**SUPPLIED MATERIAL**
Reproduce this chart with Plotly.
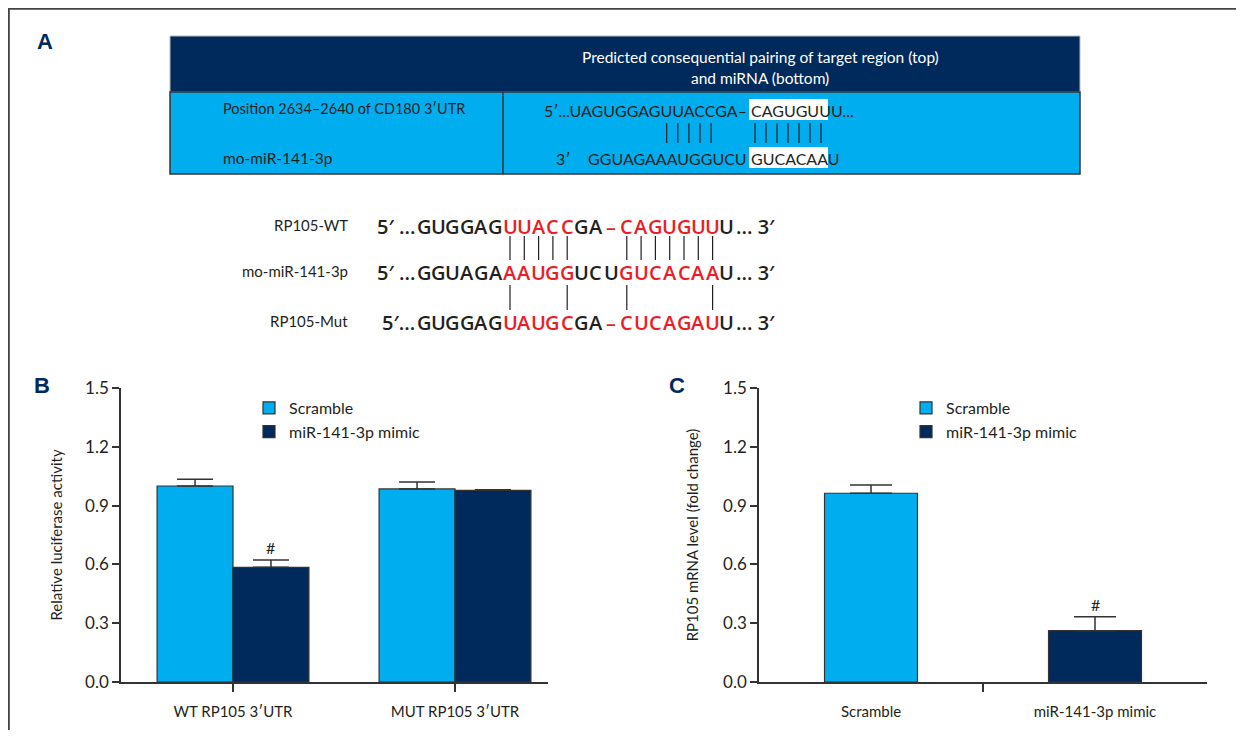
import plotly.graph_objects as go

# The page body keeps its default 8px margin, so the figure is sized to fill the
# remaining 1244x738 window exactly and screen positions are shifted by OFF.
SCREEN_W, SCREEN_H = 1244, 738
OFF = 8
FW, FH = SCREEN_W - 2 * OFF, SCREEN_H - 2 * OFF

# ---------------- data ----------------
b_categories = ["WT RP105 3′UTR", "MUT RP105 3′UTR"]
b_scramble = [1.00, 0.985]
b_scramble_err = [0.035, 0.035]
b_mimic = [0.585, 0.978]
b_mimic_err = [0.037, 0.003]

c_categories = ["Scramble", "miR-141-3p mimic"]
c_values = [0.963, 0.262]
c_errors = [0.042, 0.071]

series = ["Scramble", "miR-141-3p mimic"]
y_tickvals = [0.0, 0.3, 0.6, 0.9, 1.2, 1.5]
b_ytitle = "Relative luciferase activity"
c_ytitle = "RP105 mRNA level (fold change)"
sig_mark = "#"

table_header = ["Predicted consequential pairing of target region (top)", "and miRNA (bottom)"]
table_rows = ["Position 2634–2640 of CD180 3′UTR", "mo-miR-141-3p"]
table_target = ["5′...UAGUGGAGUUACCGA–", "CAGUGUUU..."]
table_mirna = ["3′", "GGUAGAAAUGGUCU", "GUCACAAU"]
table_pair_groups = [5, 7]

seq_labels = ["RP105-WT", "mo-miR-141-3p", "RP105-Mut"]
seq_prefix = ["5′ ...", "5′ ...", "5′..."]
seq_bases = ["GUGGAGUUACCGA–CAGUGUUU", "GGUAGAAAUGGUCUGUCACAAU", "GUGGAGUAUGCGA–CUCAGAUU"]
seq_suffix = "... 3′"
seq_red = [list(range(6, 11)) + list(range(13, 21)),
           list(range(6, 11)) + list(range(14, 21)),
           list(range(6, 11)) + list(range(13, 21))]
pairs_upper = [6, 7, 8, 9, 10, 14, 15, 16, 17, 18, 19, 20]
pairs_lower = [6, 10, 14, 20]
panel_letters = ["A", "B", "C"]

# ---------------- style ----------------
LIGHT = "#00aeef"
NAVY = "#002a5c"
INK = "#231f20"
AXIS = "#333333"
RED = "#ed1c24"
NARROW = "Lato, Liberation Sans, sans-serif"
SEQF = "Open Sans, Noto Sans, sans-serif"


def X(px):
    return (px - OFF) / FW


def Y(py):
    return 1 - (py - OFF) / FH


annotations = []
shapes = []


def txt(x, y, s, size=16, color=INK, anchor="left", family=NARROW, weight=None, angle=0):
    f = dict(size=size, color=color, family=family)
    if weight is not None:
        f["weight"] = weight
    annotations.append(dict(x=X(x), y=Y(y), xref="paper", yref="paper", text=s, showarrow=False,
                            xanchor=anchor, yanchor="middle", font=f, textangle=angle))


def rect(x0, y0, x1, y1, fill, line=None, lw=0):
    shapes.append(dict(type="rect", xref="paper", yref="paper", x0=X(x0), x1=X(x1), y0=Y(y1), y1=Y(y0),
                       fillcolor=fill, line=dict(color=line or fill, width=lw)))


def vline(x, y0, y1, color=INK, w=1.2):
    shapes.append(dict(type="line", xref="paper", yref="paper", x0=X(x), x1=X(x), y0=Y(y0), y1=Y(y1),
                       line=dict(color=color, width=w)))


def hline(x0, x1, y, color=AXIS, w=2):
    shapes.append(dict(type="line", xref="paper", yref="paper", x0=X(x0), x1=X(x1), y0=Y(y), y1=Y(y),
                       line=dict(color=color, width=w)))


# frame (top and left rules)
hline(8, SCREEN_W, 8.8, "#444444", 1.8)
vline(8.9, 8, SCREEN_H, "#444444", 1.8)

# ---------------- panel A : table ----------------
rect(170, 36, 1080, 92, NAVY, "#bbbbbb", 1)
rect(170, 92, 1080, 174, LIGHT, AXIS, 1.5)
vline(503, 92, 174, AXIS, 1.5)
rect(749, 99, 828, 120, "white")
rect(749, 147, 828, 168, "white")
for k, (start, step) in enumerate([(666.7, 11.1), (755.0, 11.0)]):
    for j in range(table_pair_groups[k]):
        vline(start + j * step, 123, 143, INK, 1.2)

txt(760, 57, table_header[0], 15.5, "white", "center")
txt(760, 78, table_header[1], 15.5, "white", "center")
txt(221, 108, table_rows[0], 14.5)
txt(221, 158, table_rows[1], 15.5)
txt(749, 111, table_target[0], 16, anchor="right")
txt(749, 111, table_target[1], 16, anchor="left")
txt(554, 158, table_mirna[0], 16)
txt(749, 158, table_mirna[1], 16, anchor="right")
txt(749, 158, table_mirna[2], 16, anchor="left")

# ---------------- panel A : sequences ----------------
STEP = 14.3
BX0 = 424.2


def base_x(i):
    extra = 2.4 if i >= 14 else (1.2 if i == 13 else 0.0)
    return BX0 + STEP * i + extra


row_y = [226, 272, 322]
for r, bases in enumerate(seq_bases):
    yy = row_y[r]
    txt(350, yy - 1, seq_labels[r], 15, INK, "right")
    txt(base_x(0) - 7.5, yy, seq_prefix[r], 20, INK, "right", SEQF, 600)
    for i, ch in enumerate(bases):
        col = RED if i in seq_red[r] else INK
        txt(base_x(i), yy, ch, 20, col, "center", SEQF, 600)
    txt(base_x(len(bases) - 1) + 7.5, yy, seq_suffix, 20, INK, "left", SEQF, 600)

for i in pairs_upper:
    vline(base_x(i), 236, 260, INK, 1.2)
for i in pairs_lower:
    vline(base_x(i), 285, 310, INK, 1.2)

# panel letters
txt(45, 42, panel_letters[0], 22, NAVY, "center", "Liberation Sans, Arial, sans-serif", 700)
txt(42, 385, panel_letters[1], 22, NAVY, "center", "Liberation Sans, Arial, sans-serif", 700)
txt(677, 385, panel_letters[2], 22, NAVY, "center", "Liberation Sans, Arial, sans-serif", 700)

# ---------------- panels B and C : bars ----------------
fig = go.Figure()
BW = 0.342
err_style = dict(type="data", symmetric=False, color=AXIS, thickness=1.5)
fig.add_trace(go.Bar(x=[0, 1], y=b_scramble, width=BW, offset=-BW, name=series[0],
                     marker=dict(color=LIGHT, line=dict(color=AXIS, width=1.2)),
                     error_y=dict(array=b_scramble_err, arrayminus=[0, 0], width=18, **err_style),
                     xaxis="x", yaxis="y", legend="legend"))
fig.add_trace(go.Bar(x=[0, 1], y=b_mimic, width=BW, offset=0, name=series[1],
                     marker=dict(color=NAVY, line=dict(color=AXIS, width=1.2)),
                     error_y=dict(array=b_mimic_err, arrayminus=[0, 0], width=18, **err_style),
                     xaxis="x", yaxis="y", legend="legend"))

CW = 0.415
fig.add_trace(go.Bar(x=[0], y=[c_values[0]], width=CW, offset=-CW / 2, name=series[0],
                     marker=dict(color=LIGHT, line=dict(color=AXIS, width=1.2)),
                     error_y=dict(array=[c_errors[0]], arrayminus=[0], width=21, **err_style),
                     xaxis="x2", yaxis="y2", legend="legend2"))
fig.add_trace(go.Bar(x=[1], y=[c_values[1]], width=CW, offset=-CW / 2, name=series[1],
                     marker=dict(color=NAVY, line=dict(color=AXIS, width=1.2)),
                     error_y=dict(array=[c_errors[1]], arrayminus=[0], width=21, **err_style),
                     xaxis="x2", yaxis="y2", legend="legend2"))

# significance marks
annotations.append(dict(x=0 + BW / 2, y=b_mimic[0] + b_mimic_err[0], xref="x", yref="y", text=sig_mark,
                        showarrow=False, yanchor="bottom", yshift=1, font=dict(size=16, color=INK, family=NARROW)))
annotations.append(dict(x=1, y=c_values[1] + c_errors[1], xref="x2", yref="y2", text=sig_mark,
                        showarrow=False, yanchor="bottom", yshift=1, font=dict(size=16, color=INK, family=NARROW)))

tickfont = dict(size=17, color=INK, family=NARROW)
xtickfont = dict(size=15, color=INK, family=NARROW)
titlefont = dict(size=15, color=INK, family=NARROW)
yax = dict(range=[0, 1.5], tickvals=y_tickvals, tickformat=".1f", ticks="outside", ticklen=7,
           tickwidth=1.5, tickcolor=AXIS, showline=True, linecolor=AXIS, linewidth=1.5, automargin=False,
           showgrid=False, zeroline=False, tickfont=tickfont, domain=[Y(682), Y(388)], fixedrange=True)
xax_common = dict(showline=True, linecolor=AXIS, linewidth=1.5, showgrid=False, zeroline=False,
                  automargin=False, tickfont=xtickfont, tickcolor=AXIS, tickwidth=1.5, fixedrange=True)
legend_common = dict(xanchor="left", yanchor="top", bgcolor="rgba(0,0,0,0)",
                     font=dict(size=16, color=INK, family=NARROW), tracegroupgap=0, traceorder="normal")

fig.update_layout(
    template="none",
    width=FW, height=FH, margin=dict(l=0, r=0, t=0, b=0, pad=0), autosize=False,
    paper_bgcolor="white", plot_bgcolor="white",
    barmode="group", showlegend=True,
    xaxis=dict(domain=[X(121), X(548)], range=[(121 - 233) / 222, (548 - 233) / 222],
               tickvals=[0, 1], ticktext=b_categories, ticks="outside", ticklen=8,
               ticklabelstandoff=7, anchor="y", **xax_common),
    yaxis=dict(anchor="x", title=dict(text=b_ytitle, font=titlefont, standoff=19), **yax),
    xaxis2=dict(domain=[X(759), X(1207)], range=[-0.5, 1.5], tickvals=[0, 1], ticktext=c_categories,
                ticks="", ticklabelstandoff=15, anchor="y2",
                minor=dict(tickvals=[0.5], ticks="outside", ticklen=8, tickcolor=AXIS, tickwidth=1.5,
                           showgrid=False),
                **xax_common),
    yaxis2=dict(anchor="x2", title=dict(text=c_ytitle, font=titlefont, standoff=21), **yax),
    legend=dict(x=X(249), y=Y(391), **legend_common),
    legend2=dict(x=X(906), y=Y(391), **legend_common),
    annotations=annotations, shapes=shapes,
)

fig.write_html("out.html", config={"displayModeBar": False})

**GIVEN EXERCISE**
Copy nothing but the lines from the top of the material through the line holding "FW, FH = SCREEN_W", exactly as written; omit pictures.

**RESPONSE TO THIS TASK**
Reproduce this chart with Plotly.
import plotly.graph_objects as go

# The page body keeps its default 8px margin, so the figure is sized to fill the
# remaining 1244x738 window exactly and screen positions are shifted by OFF.
SCREEN_W, SCREEN_H = 1244, 738
OFF = 8
FW, FH = SCREEN_W - 2 * OFF, SCREEN_H - 2 * OFF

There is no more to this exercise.